DATA SEGMENT:
"""

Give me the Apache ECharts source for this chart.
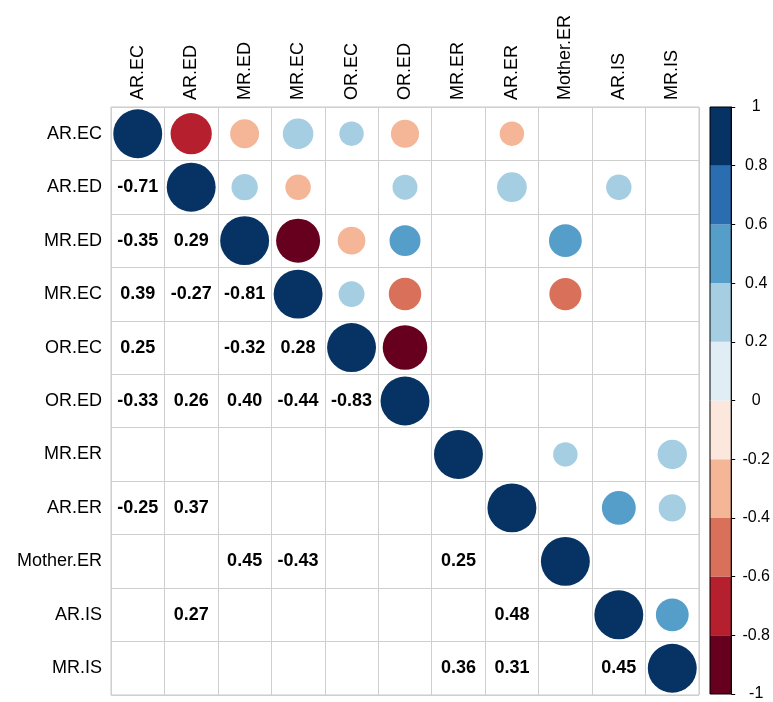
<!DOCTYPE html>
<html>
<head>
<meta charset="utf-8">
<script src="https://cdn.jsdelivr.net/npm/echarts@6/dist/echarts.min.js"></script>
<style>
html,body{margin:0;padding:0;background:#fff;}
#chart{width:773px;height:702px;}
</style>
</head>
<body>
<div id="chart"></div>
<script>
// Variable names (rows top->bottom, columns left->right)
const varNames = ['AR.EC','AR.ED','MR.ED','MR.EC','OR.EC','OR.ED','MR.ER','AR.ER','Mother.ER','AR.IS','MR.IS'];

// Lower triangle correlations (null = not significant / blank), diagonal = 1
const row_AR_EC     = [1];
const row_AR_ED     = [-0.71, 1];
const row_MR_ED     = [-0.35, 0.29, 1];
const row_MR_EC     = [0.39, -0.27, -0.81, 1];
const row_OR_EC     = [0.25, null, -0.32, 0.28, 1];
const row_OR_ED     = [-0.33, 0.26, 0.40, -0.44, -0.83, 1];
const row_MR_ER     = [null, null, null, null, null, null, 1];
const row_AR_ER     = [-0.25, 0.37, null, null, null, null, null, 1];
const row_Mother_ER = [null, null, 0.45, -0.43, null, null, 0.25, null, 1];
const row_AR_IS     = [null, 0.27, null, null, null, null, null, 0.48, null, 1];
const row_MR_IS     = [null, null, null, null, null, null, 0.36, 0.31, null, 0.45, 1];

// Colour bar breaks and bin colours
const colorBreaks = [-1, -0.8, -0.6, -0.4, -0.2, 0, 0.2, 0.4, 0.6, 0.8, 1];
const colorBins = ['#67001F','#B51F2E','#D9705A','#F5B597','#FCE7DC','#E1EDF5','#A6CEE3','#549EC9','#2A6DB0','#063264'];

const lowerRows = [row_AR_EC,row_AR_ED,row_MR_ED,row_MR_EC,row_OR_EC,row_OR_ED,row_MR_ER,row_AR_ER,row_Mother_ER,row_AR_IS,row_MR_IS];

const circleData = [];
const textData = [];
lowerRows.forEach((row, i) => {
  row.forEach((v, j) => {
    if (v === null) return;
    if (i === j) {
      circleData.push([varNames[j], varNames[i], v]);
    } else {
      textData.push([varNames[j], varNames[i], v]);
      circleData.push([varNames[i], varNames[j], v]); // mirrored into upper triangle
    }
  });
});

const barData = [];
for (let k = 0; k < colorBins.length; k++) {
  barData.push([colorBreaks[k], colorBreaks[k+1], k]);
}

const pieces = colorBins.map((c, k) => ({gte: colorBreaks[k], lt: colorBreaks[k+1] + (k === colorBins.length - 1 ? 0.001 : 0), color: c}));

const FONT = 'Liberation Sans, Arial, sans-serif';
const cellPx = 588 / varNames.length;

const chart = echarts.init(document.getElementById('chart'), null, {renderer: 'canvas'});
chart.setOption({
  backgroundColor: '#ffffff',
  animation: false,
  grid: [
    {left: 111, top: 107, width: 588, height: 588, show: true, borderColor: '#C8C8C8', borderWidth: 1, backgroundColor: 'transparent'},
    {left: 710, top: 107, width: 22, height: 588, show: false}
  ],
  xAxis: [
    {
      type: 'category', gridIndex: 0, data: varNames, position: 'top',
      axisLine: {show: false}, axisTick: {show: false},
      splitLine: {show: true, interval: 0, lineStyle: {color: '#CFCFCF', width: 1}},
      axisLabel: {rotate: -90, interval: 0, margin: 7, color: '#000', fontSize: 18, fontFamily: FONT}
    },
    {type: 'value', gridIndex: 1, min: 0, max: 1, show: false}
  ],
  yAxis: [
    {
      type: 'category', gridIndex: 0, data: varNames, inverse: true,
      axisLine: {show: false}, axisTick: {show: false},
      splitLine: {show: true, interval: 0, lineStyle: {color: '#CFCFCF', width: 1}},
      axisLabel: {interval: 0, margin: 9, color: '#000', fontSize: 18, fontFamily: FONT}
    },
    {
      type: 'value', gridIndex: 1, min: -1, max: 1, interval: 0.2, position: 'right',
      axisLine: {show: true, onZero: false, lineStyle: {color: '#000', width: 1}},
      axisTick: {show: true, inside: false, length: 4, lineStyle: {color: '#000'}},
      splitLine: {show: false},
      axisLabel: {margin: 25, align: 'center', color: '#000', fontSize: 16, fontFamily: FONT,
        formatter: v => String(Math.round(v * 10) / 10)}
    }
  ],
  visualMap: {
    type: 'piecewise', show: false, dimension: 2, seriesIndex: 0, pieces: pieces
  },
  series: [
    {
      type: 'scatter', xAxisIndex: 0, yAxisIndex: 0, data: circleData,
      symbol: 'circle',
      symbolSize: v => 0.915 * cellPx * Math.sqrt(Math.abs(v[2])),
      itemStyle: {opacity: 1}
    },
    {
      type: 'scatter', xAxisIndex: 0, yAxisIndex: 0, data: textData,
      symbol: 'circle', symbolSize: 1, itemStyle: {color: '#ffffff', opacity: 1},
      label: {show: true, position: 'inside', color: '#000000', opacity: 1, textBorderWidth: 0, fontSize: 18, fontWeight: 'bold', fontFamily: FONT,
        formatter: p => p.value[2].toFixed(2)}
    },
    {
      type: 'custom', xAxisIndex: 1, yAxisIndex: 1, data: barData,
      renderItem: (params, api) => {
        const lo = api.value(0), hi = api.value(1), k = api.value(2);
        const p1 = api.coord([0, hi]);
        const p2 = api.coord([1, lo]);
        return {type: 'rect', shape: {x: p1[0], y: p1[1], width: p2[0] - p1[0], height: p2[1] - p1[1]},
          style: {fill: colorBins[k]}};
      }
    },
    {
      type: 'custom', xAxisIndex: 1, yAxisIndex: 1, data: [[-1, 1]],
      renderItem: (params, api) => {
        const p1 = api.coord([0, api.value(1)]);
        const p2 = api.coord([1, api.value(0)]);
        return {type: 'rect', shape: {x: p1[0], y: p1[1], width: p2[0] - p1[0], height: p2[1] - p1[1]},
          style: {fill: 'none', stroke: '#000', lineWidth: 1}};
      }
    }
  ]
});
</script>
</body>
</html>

"""

THE PROBLEM:
The material above holds pictures; copy everything else in it exactly.

ANSWER TO THIS EXERCISE:
Give me the Apache ECharts source for this chart.
<!DOCTYPE html>
<html>
<head>
<meta charset="utf-8">
<script src="https://cdn.jsdelivr.net/npm/echarts@6/dist/echarts.min.js"></script>
<style>
html,body{margin:0;padding:0;background:#fff;}
#chart{width:773px;height:702px;}
</style>
</head>
<body>
<div id="chart"></div>
<script>
// Variable names (rows top->bottom, columns left->right)
const varNames = ['AR.EC','AR.ED','MR.ED','MR.EC','OR.EC','OR.ED','MR.ER','AR.ER','Mother.ER','AR.IS','MR.IS'];

// Lower triangle correlations (null = not significant / blank), diagonal = 1
const row_AR_EC     = [1];
const row_AR_ED     = [-0.71, 1];
const row_MR_ED     = [-0.35, 0.29, 1];
const row_MR_EC     = [0.39, -0.27, -0.81, 1];
const row_OR_EC     = [0.25, null, -0.32, 0.28, 1];
const row_OR_ED     = [-0.33, 0.26, 0.40, -0.44, -0.83, 1];
const row_MR_ER     = [null, null, null, null, null, null, 1];
const row_AR_ER     = [-0.25, 0.37, null, null, null, null, null, 1];
const row_Mother_ER = [null, null, 0.45, -0.43, null, null, 0.25, null, 1];
const row_AR_IS     = [null, 0.27, null, null, null, null, null, 0.48, null, 1];
const row_MR_IS     = [null, null, null, null, null, null, 0.36, 0.31, null, 0.45, 1];

// Colour bar breaks and bin colours
const colorBreaks = [-1, -0.8, -0.6, -0.4, -0.2, 0, 0.2, 0.4, 0.6, 0.8, 1];
const colorBins = ['#67001F','#B51F2E','#D9705A','#F5B597','#FCE7DC','#E1EDF5','#A6CEE3','#549EC9','#2A6DB0','#063264'];

const lowerRows = [row_AR_EC,row_AR_ED,row_MR_ED,row_MR_EC,row_OR_EC,row_OR_ED,row_MR_ER,row_AR_ER,row_Mother_ER,row_AR_IS,row_MR_IS];

const circleData = [];
const textData = [];
lowerRows.forEach((row, i) => {
  row.forEach((v, j) => {
    if (v === null) return;
    if (i === j) {
      circleData.push([varNames[j], varNames[i], v]);
    } else {
      textData.push([varNames[j], varNames[i], v]);
      circleData.push([varNames[i], varNames[j], v]); // mirrored into upper triangle
    }
  });
});

const barData = [];
for (let k = 0; k < colorBins.length; k++) {
  barData.push([colorBreaks[k], colorBreaks[k+1], k]);
}

const pieces = colorBins.map((c, k) => ({gte: colorBreaks[k], lt: colorBreaks[k+1] + (k === colorBins.length - 1 ? 0.001 : 0), color: c}));

const FONT = 'Liberation Sans, Arial, sans-serif';
const cellPx = 588 / varNames.length;

const chart = echarts.init(document.getElementById('chart'), null, {renderer: 'canvas'});
chart.setOption({
  backgroundColor: '#ffffff',
  animation: false,
  grid: [
    {left: 111, top: 107, width: 588, height: 588, show: true, borderColor: '#C8C8C8', borderWidth: 1, backgroundColor: 'transparent'},
    {left: 710, top: 107, width: 22, height: 588, show: false}
  ],
  xAxis: [
    {
      type: 'category', gridIndex: 0, data: varNames, position: 'top',
      axisLine: {show: false}, axisTick: {show: false},
      splitLine: {show: true, interval: 0, lineStyle: {color: '#CFCFCF', width: 1}},
      axisLabel: {rotate: -90, interval: 0, margin: 7, color: '#000', fontSize: 18, fontFamily: FONT}
    },
    {type: 'value', gridIndex: 1, min: 0, max: 1, show: false}
  ],
  yAxis: [
    {
      type: 'category', gridIndex: 0, data: varNames, inverse: true,
      axisLine: {show: false}, axisTick: {show: false},
      splitLine: {show: true, interval: 0, lineStyle: {color: '#CFCFCF', width: 1}},
      axisLabel: {interval: 0, margin: 9, color: '#000', fontSize: 18, fontFamily: FONT}
    },
    {
      type: 'value', gridIndex: 1, min: -1, max: 1, interval: 0.2, position: 'right',
      axisLine: {show: true, onZero: false, lineStyle: {color: '#000', width: 1}},
      axisTick: {show: true, inside: false, length: 4, lineStyle: {color: '#000'}},
      splitLine: {show: false},
      axisLabel: {margin: 25, align: 'center', color: '#000', fontSize: 16, fontFamily: FONT,
        formatter: v => String(Math.round(v * 10) / 10)}
    }
  ],
  visualMap: {
    type: 'piecewise', show: false, dimension: 2, seriesIndex: 0, pieces: pieces
  },
  series: [
    {
      type: 'scatter', xAxisIndex: 0, yAxisIndex: 0, data: circleData,
      symbol: 'circle',
      symbolSize: v => 0.915 * cellPx * Math.sqrt(Math.abs(v[2])),
      itemStyle: {opacity: 1}
    },
    {
      type: 'scatter', xAxisIndex: 0, yAxisIndex: 0, data: textData,
      symbol: 'circle', symbolSize: 1, itemStyle: {color: '#ffffff', opacity: 1},
      label: {show: true, position: 'inside', color: '#000000', opacity: 1, textBorderWidth: 0, fontSize: 18, fontWeight: 'bold', fontFamily: FONT,
        formatter: p => p.value[2].toFixed(2)}
    },
    {
      type: 'custom', xAxisIndex: 1, yAxisIndex: 1, data: barData,
      renderItem: (params, api) => {
        const lo = api.value(0), hi = api.value(1), k = api.value(2);
        const p1 = api.coord([0, hi]);
        const p2 = api.coord([1, lo]);
        return {type: 'rect', shape: {x: p1[0], y: p1[1], width: p2[0] - p1[0], height: p2[1] - p1[1]},
          style: {fill: colorBins[k]}};
      }
    },
    {
      type: 'custom', xAxisIndex: 1, yAxisIndex: 1, data: [[-1, 1]],
      renderItem: (params, api) => {
        const p1 = api.coord([0, api.value(1)]);
        const p2 = api.coord([1, api.value(0)]);
        return {type: 'rect', shape: {x: p1[0], y: p1[1], width: p2[0] - p1[0], height: p2[1] - p1[1]},
          style: {fill: 'none', stroke: '#000', lineWidth: 1}};
      }
    }
  ]
});
</script>
</body>
</html>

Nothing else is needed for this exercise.